**EXERCISE BRIEF**
Send back all the data below, exactly as given.

start DATA LINES

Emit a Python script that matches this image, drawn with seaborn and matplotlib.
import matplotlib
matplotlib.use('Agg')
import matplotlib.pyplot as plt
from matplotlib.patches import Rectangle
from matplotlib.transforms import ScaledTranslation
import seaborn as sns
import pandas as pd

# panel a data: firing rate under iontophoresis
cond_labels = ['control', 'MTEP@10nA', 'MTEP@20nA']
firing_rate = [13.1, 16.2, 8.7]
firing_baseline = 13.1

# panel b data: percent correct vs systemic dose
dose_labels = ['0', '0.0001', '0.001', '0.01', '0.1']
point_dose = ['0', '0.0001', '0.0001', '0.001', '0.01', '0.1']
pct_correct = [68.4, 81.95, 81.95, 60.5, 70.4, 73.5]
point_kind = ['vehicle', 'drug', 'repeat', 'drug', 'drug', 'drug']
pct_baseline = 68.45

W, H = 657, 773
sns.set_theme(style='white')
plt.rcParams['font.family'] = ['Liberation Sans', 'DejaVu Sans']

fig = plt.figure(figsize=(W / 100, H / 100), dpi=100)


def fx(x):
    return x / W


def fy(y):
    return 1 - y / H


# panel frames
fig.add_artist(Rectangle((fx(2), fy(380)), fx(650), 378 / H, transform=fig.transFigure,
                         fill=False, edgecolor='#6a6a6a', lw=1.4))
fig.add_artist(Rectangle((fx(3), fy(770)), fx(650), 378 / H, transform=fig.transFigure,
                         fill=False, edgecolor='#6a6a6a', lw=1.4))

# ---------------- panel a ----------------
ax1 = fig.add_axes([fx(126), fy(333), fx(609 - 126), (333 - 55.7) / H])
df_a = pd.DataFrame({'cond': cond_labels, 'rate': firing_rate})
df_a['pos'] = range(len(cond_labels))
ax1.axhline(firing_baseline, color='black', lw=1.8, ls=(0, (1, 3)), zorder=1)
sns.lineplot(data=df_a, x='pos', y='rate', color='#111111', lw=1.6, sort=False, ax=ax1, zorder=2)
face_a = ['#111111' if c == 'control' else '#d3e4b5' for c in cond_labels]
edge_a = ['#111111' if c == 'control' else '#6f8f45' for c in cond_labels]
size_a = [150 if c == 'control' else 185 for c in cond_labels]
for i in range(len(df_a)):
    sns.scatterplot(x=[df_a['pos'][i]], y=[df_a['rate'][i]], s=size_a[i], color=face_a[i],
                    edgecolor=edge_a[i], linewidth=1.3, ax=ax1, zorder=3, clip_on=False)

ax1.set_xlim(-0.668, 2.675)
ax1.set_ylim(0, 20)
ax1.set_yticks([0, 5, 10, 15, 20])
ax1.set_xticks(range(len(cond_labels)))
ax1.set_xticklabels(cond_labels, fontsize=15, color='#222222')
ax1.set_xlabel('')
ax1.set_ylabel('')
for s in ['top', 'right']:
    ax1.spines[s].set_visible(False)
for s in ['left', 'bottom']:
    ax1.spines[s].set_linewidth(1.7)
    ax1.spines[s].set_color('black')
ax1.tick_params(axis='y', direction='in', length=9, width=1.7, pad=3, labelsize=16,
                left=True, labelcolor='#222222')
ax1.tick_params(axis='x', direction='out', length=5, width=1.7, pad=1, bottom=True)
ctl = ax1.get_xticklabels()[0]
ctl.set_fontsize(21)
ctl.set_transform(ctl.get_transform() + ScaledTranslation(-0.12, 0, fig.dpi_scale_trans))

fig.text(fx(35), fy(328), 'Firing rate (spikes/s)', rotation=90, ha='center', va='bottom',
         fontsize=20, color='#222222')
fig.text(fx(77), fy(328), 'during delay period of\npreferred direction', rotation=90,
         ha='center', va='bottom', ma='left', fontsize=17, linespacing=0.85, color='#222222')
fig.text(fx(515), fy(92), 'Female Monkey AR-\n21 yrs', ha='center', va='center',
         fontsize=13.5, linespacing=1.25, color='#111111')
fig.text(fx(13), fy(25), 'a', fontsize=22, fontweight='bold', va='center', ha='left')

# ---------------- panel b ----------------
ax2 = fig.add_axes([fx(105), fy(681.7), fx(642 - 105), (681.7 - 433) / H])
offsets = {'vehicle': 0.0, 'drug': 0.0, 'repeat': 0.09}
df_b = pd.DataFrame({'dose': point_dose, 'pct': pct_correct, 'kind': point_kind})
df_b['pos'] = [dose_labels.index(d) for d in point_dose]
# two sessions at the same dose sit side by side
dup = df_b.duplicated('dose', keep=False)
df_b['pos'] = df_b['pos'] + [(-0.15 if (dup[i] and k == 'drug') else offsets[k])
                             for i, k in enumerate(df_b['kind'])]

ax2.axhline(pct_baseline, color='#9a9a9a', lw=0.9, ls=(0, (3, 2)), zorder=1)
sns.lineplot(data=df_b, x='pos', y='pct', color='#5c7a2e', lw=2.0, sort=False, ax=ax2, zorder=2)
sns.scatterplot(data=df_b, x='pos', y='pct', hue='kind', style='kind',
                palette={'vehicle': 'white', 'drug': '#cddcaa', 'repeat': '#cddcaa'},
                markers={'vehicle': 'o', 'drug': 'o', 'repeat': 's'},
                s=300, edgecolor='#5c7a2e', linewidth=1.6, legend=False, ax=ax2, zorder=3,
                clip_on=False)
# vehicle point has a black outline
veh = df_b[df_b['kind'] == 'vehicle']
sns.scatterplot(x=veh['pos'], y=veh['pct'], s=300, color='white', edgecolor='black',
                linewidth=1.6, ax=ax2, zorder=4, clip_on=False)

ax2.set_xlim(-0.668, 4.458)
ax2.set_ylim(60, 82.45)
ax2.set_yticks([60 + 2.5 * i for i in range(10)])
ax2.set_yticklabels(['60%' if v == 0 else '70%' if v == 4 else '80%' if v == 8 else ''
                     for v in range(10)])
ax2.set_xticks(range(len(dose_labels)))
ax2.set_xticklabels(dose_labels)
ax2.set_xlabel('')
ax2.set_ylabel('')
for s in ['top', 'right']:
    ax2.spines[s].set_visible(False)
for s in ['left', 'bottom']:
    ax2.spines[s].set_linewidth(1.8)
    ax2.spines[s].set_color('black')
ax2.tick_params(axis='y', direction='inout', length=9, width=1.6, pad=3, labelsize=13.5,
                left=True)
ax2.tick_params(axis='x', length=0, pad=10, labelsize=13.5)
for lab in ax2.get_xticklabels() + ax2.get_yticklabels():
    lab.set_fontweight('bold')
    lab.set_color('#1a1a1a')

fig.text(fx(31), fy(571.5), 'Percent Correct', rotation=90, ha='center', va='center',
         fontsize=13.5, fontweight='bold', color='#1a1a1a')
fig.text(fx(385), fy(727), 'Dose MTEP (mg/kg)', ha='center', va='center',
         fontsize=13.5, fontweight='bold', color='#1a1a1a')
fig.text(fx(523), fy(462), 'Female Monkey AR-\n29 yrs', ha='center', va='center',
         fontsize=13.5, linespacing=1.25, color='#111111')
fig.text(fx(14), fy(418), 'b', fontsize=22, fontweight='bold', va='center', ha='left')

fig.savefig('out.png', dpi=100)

end DATA LINES

**RESULT OF THIS TASK**
Emit a Python script that matches this image, drawn with seaborn and matplotlib.
import matplotlib
matplotlib.use('Agg')
import matplotlib.pyplot as plt
from matplotlib.patches import Rectangle
from matplotlib.transforms import ScaledTranslation
import seaborn as sns
import pandas as pd

# panel a data: firing rate under iontophoresis
cond_labels = ['control', 'MTEP@10nA', 'MTEP@20nA']
firing_rate = [13.1, 16.2, 8.7]
firing_baseline = 13.1

# panel b data: percent correct vs systemic dose
dose_labels = ['0', '0.0001', '0.001', '0.01', '0.1']
point_dose = ['0', '0.0001', '0.0001', '0.001', '0.01', '0.1']
pct_correct = [68.4, 81.95, 81.95, 60.5, 70.4, 73.5]
point_kind = ['vehicle', 'drug', 'repeat', 'drug', 'drug', 'drug']
pct_baseline = 68.45

W, H = 657, 773
sns.set_theme(style='white')
plt.rcParams['font.family'] = ['Liberation Sans', 'DejaVu Sans']

fig = plt.figure(figsize=(W / 100, H / 100), dpi=100)


def fx(x):
    return x / W


def fy(y):
    return 1 - y / H


# panel frames
fig.add_artist(Rectangle((fx(2), fy(380)), fx(650), 378 / H, transform=fig.transFigure,
                         fill=False, edgecolor='#6a6a6a', lw=1.4))
fig.add_artist(Rectangle((fx(3), fy(770)), fx(650), 378 / H, transform=fig.transFigure,
                         fill=False, edgecolor='#6a6a6a', lw=1.4))

# ---------------- panel a ----------------
ax1 = fig.add_axes([fx(126), fy(333), fx(609 - 126), (333 - 55.7) / H])
df_a = pd.DataFrame({'cond': cond_labels, 'rate': firing_rate})
df_a['pos'] = range(len(cond_labels))
ax1.axhline(firing_baseline, color='black', lw=1.8, ls=(0, (1, 3)), zorder=1)
sns.lineplot(data=df_a, x='pos', y='rate', color='#111111', lw=1.6, sort=False, ax=ax1, zorder=2)
face_a = ['#111111' if c == 'control' else '#d3e4b5' for c in cond_labels]
edge_a = ['#111111' if c == 'control' else '#6f8f45' for c in cond_labels]
size_a = [150 if c == 'control' else 185 for c in cond_labels]
for i in range(len(df_a)):
    sns.scatterplot(x=[df_a['pos'][i]], y=[df_a['rate'][i]], s=size_a[i], color=face_a[i],
                    edgecolor=edge_a[i], linewidth=1.3, ax=ax1, zorder=3, clip_on=False)

ax1.set_xlim(-0.668, 2.675)
ax1.set_ylim(0, 20)
ax1.set_yticks([0, 5, 10, 15, 20])
ax1.set_xticks(range(len(cond_labels)))
ax1.set_xticklabels(cond_labels, fontsize=15, color='#222222')
ax1.set_xlabel('')
ax1.set_ylabel('')
for s in ['top', 'right']:
    ax1.spines[s].set_visible(False)
for s in ['left', 'bottom']:
    ax1.spines[s].set_linewidth(1.7)
    ax1.spines[s].set_color('black')
ax1.tick_params(axis='y', direction='in', length=9, width=1.7, pad=3, labelsize=16,
                left=True, labelcolor='#222222')
ax1.tick_params(axis='x', direction='out', length=5, width=1.7, pad=1, bottom=True)
ctl = ax1.get_xticklabels()[0]
ctl.set_fontsize(21)
ctl.set_transform(ctl.get_transform() + ScaledTranslation(-0.12, 0, fig.dpi_scale_trans))

fig.text(fx(35), fy(328), 'Firing rate (spikes/s)', rotation=90, ha='center', va='bottom',
         fontsize=20, color='#222222')
fig.text(fx(77), fy(328), 'during delay period of\npreferred direction', rotation=90,
         ha='center', va='bottom', ma='left', fontsize=17, linespacing=0.85, color='#222222')
fig.text(fx(515), fy(92), 'Female Monkey AR-\n21 yrs', ha='center', va='center',
         fontsize=13.5, linespacing=1.25, color='#111111')
fig.text(fx(13), fy(25), 'a', fontsize=22, fontweight='bold', va='center', ha='left')

# ---------------- panel b ----------------
ax2 = fig.add_axes([fx(105), fy(681.7), fx(642 - 105), (681.7 - 433) / H])
offsets = {'vehicle': 0.0, 'drug': 0.0, 'repeat': 0.09}
df_b = pd.DataFrame({'dose': point_dose, 'pct': pct_correct, 'kind': point_kind})
df_b['pos'] = [dose_labels.index(d) for d in point_dose]
# two sessions at the same dose sit side by side
dup = df_b.duplicated('dose', keep=False)
df_b['pos'] = df_b['pos'] + [(-0.15 if (dup[i] and k == 'drug') else offsets[k])
                             for i, k in enumerate(df_b['kind'])]

ax2.axhline(pct_baseline, color='#9a9a9a', lw=0.9, ls=(0, (3, 2)), zorder=1)
sns.lineplot(data=df_b, x='pos', y='pct', color='#5c7a2e', lw=2.0, sort=False, ax=ax2, zorder=2)
sns.scatterplot(data=df_b, x='pos', y='pct', hue='kind', style='kind',
                palette={'vehicle': 'white', 'drug': '#cddcaa', 'repeat': '#cddcaa'},
                markers={'vehicle': 'o', 'drug': 'o', 'repeat': 's'},
                s=300, edgecolor='#5c7a2e', linewidth=1.6, legend=False, ax=ax2, zorder=3,
                clip_on=False)
# vehicle point has a black outline
veh = df_b[df_b['kind'] == 'vehicle']
sns.scatterplot(x=veh['pos'], y=veh['pct'], s=300, color='white', edgecolor='black',
                linewidth=1.6, ax=ax2, zorder=4, clip_on=False)

ax2.set_xlim(-0.668, 4.458)
ax2.set_ylim(60, 82.45)
ax2.set_yticks([60 + 2.5 * i for i in range(10)])
ax2.set_yticklabels(['60%' if v == 0 else '70%' if v == 4 else '80%' if v == 8 else ''
                     for v in range(10)])
ax2.set_xticks(range(len(dose_labels)))
ax2.set_xticklabels(dose_labels)
ax2.set_xlabel('')
ax2.set_ylabel('')
for s in ['top', 'right']:
    ax2.spines[s].set_visible(False)
for s in ['left', 'bottom']:
    ax2.spines[s].set_linewidth(1.8)
    ax2.spines[s].set_color('black')
ax2.tick_params(axis='y', direction='inout', length=9, width=1.6, pad=3, labelsize=13.5,
                left=True)
ax2.tick_params(axis='x', length=0, pad=10, labelsize=13.5)
for lab in ax2.get_xticklabels() + ax2.get_yticklabels():
    lab.set_fontweight('bold')
    lab.set_color('#1a1a1a')

fig.text(fx(31), fy(571.5), 'Percent Correct', rotation=90, ha='center', va='center',
         fontsize=13.5, fontweight='bold', color='#1a1a1a')
fig.text(fx(385), fy(727), 'Dose MTEP (mg/kg)', ha='center', va='center',
         fontsize=13.5, fontweight='bold', color='#1a1a1a')
fig.text(fx(523), fy(462), 'Female Monkey AR-\n29 yrs', ha='center', va='center',
         fontsize=13.5, linespacing=1.25, color='#111111')
fig.text(fx(14), fy(418), 'b', fontsize=22, fontweight='bold', va='center', ha='left')

fig.savefig('out.png', dpi=100)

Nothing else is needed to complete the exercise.